A Community of Amateur Bakers and Artisan Bread Enthusiasts.

greetings from Singapore

MoonshineSG's picture
MoonshineSG

greetings from Singapore

Just wanted to say hi and  thanks to everyone. Recently stared making bread and probably many of the questions I ask sound silly, but your answers help to make sense of all this. 

Living in a country with a temperature that varies between 26C (78.8F) and 32C (89.6) with humidity over 80% doesnt make things easier.... 

 

Thanks.

LindyD's picture
LindyD

Never hesitate to ask a question; everyone here started baking bread with zip experience.

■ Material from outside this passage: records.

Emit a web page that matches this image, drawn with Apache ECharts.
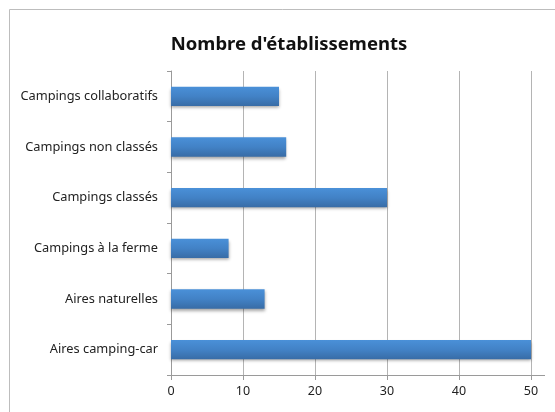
<!DOCTYPE html>
<html>
<head>
<meta charset="utf-8">
<script src="https://cdn.jsdelivr.net/npm/echarts@6/dist/echarts.min.js"></script>
<style>
  html, body { margin: 0; padding: 0; background: #fff; }
  #chart { width: 555px; height: 412px; }
</style>
</head>
<body>
<div id="chart"></div>
<script>
const categories = [
    'Campings collaboratifs',
    'Campings non classés',
    'Campings classés',
    'Campings à la ferme',
    'Aires naturelles',
    'Aires camping-car'
];
const etablissements = [15, 16, 30, 8, 13, 50];
const xTicks = { min: 0, max: 50, interval: 10 };

const chart = echarts.init(document.getElementById('chart'));

const option = {
    backgroundColor: '#fff',
    animation: false,
    title: {
        text: "Nombre d'établissements",
        left: 284,
        top: 30,
        textAlign: 'center',
        textStyle: { fontFamily: 'Noto Sans', fontWeight: 'bold', fontSize: 18.5, color: '#111' }
    },
    grid: { left: 171, right: 24, top: 71, bottom: 37 },
    xAxis: {
        type: 'value',
        min: xTicks.min, max: xTicks.max, interval: xTicks.interval,
        axisLine: { show: true, lineStyle: { color: '#9a9a9a', width: 1 } },
        axisTick: { show: true, length: 5, lineStyle: { color: '#9a9a9a' } },
        axisLabel: { margin: 10, color: '#222', fontFamily: 'Noto Sans', fontSize: 12.5 },
        splitLine: { show: true, lineStyle: { color: '#b4b4b4', width: 1 } }
    },
    yAxis: {
        type: 'category',
        data: categories,
        inverse: true,
        axisLine: { show: true, lineStyle: { color: '#9a9a9a', width: 1 } },
        axisTick: { show: true, length: 4, lineStyle: { color: '#9a9a9a' } },
        axisLabel: { margin: 13, color: '#222', fontFamily: 'Noto Sans', fontSize: 12.8 }
    },
    series: [{
        type: 'bar',
        data: etablissements,
        barCategoryGap: '62%',
        itemStyle: {
            color: new echarts.graphic.LinearGradient(0, 0, 0, 1, [
                { offset: 0, color: '#4a90d8' },
                { offset: 0.5, color: '#4282c6' },
                { offset: 1, color: '#386ca6' }
            ]),
            shadowColor: 'rgba(0,0,0,0.35)',
            shadowBlur: 3,
            shadowOffsetY: 2
        }
    }],
    graphic: [
        // outer chart frame (runs off the bottom/right edges)
        { type: 'rect', shape: { x: 9.5, y: 9.5, width: 700, height: 600 },
          style: { fill: null, stroke: '#bdbdbd', lineWidth: 1 } },
        // axis line overhang past the last tick
        { type: 'line', shape: { x1: 531, y1: 375.5, x2: 545, y2: 375.5 },
          style: { stroke: '#9a9a9a', lineWidth: 1 } }
    ]
};

chart.setOption(option);
</script>
</body>
</html>
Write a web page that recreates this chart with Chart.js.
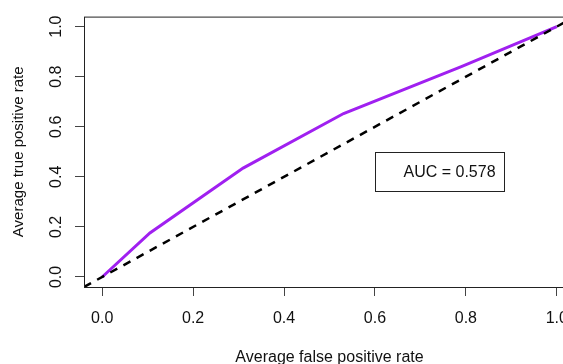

As to your warm kitchen,  you can easily control your dough temperature by calculating the correct temperature of the water to be added to the mix.

Susan of Wild Yeast offers an excellent explanation of the process here:  http://www.wildyeastblog.com/2007/07/05/water/

richkaimd's picture
richkaimd

... every time I hear that someone's just getting into baking.  It fills me with so many memories of successes and failures.  I have a piece of advice which stems from my 40 years.  As much as you can learn lots from this website, I recommend that you pick a text book and devote a good long time to the project of learning your way through it.  Text books are not cook books.  Text books are specifically designed to structure your learning from the ground up.  Even though cook books may have some educative material in them, they're just not the same thing as a text book.  If you're a beginner and really want to learn bread baking, get a beginner's text book (for example, DiMuzio's Bread Baking) and work your way through its exercises.  While you're doing this, also continue reading this website regularly, watch all the linked videos, and tell us about your baking successes and failures.  You will come to develop your own sense of things, both the intellectual content and the choreography of the dough, more quickly and with much greater assurance.  Because this website is so much fun and generally a happy place doesn't mean that every one who answers your questions is equally experienced.  Your text book's author presumably is an expert.  A word of warning:  do not work from Hamelman's Bread as a beginner because it's too detailed and may put you off.  Save it for later, at which time you'll be glad you have it.  [I haven't read my way through all of Floyd Mann's The Fresh Loaf Book of Bread Baking but what I have read is good.  I don't recall that he has the graded exercises the DiMuzio does, but you can see it by clicking "Handbook" above on this page.]